▽

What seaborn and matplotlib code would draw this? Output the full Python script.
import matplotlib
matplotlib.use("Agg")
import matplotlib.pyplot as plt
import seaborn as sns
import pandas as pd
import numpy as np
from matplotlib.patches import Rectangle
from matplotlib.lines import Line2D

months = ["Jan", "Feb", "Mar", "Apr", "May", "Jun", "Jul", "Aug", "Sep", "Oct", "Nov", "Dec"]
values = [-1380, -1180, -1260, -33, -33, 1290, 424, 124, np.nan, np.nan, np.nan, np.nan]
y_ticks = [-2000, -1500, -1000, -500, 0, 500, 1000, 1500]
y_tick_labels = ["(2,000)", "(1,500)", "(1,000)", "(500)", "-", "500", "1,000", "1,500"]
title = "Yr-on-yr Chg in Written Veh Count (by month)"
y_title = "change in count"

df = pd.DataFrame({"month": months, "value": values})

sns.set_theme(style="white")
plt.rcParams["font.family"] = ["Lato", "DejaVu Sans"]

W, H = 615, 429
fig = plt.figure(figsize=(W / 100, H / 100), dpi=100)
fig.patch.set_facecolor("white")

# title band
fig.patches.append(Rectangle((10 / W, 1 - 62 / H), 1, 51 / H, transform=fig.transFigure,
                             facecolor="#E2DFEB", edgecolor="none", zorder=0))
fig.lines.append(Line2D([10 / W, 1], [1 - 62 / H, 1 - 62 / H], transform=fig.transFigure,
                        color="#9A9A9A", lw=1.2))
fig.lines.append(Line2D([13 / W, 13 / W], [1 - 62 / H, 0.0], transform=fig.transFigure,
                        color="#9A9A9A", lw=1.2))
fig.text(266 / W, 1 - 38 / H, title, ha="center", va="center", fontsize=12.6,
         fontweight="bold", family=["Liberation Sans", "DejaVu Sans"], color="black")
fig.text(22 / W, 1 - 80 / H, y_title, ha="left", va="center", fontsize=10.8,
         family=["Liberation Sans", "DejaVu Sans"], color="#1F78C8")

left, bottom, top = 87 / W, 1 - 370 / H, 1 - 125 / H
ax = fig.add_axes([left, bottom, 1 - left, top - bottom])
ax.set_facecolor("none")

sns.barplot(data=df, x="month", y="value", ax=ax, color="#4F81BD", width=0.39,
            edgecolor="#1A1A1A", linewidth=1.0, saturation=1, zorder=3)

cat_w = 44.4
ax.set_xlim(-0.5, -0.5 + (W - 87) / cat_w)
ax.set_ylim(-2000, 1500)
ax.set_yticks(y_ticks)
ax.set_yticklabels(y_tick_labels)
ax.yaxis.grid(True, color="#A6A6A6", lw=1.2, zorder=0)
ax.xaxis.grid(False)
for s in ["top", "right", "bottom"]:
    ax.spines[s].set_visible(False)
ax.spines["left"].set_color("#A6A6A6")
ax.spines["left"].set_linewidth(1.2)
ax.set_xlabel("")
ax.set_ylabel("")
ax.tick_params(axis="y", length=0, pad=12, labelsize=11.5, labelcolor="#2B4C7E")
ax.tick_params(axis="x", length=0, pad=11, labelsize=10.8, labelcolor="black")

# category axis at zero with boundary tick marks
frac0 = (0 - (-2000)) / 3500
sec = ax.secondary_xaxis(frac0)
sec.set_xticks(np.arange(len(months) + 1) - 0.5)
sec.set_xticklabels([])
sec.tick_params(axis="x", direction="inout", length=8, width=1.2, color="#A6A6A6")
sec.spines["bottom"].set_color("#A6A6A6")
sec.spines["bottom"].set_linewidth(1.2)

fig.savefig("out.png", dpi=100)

△

## [SHORT TASK]
Return each line where "matplotlib" shows up.

## [TASK ANSWER]
What seaborn and matplotlib code would draw this? Output the full Python script.
import matplotlib
matplotlib.use("Agg")
import matplotlib.pyplot as plt
from matplotlib.patches import Rectangle
from matplotlib.lines import Line2D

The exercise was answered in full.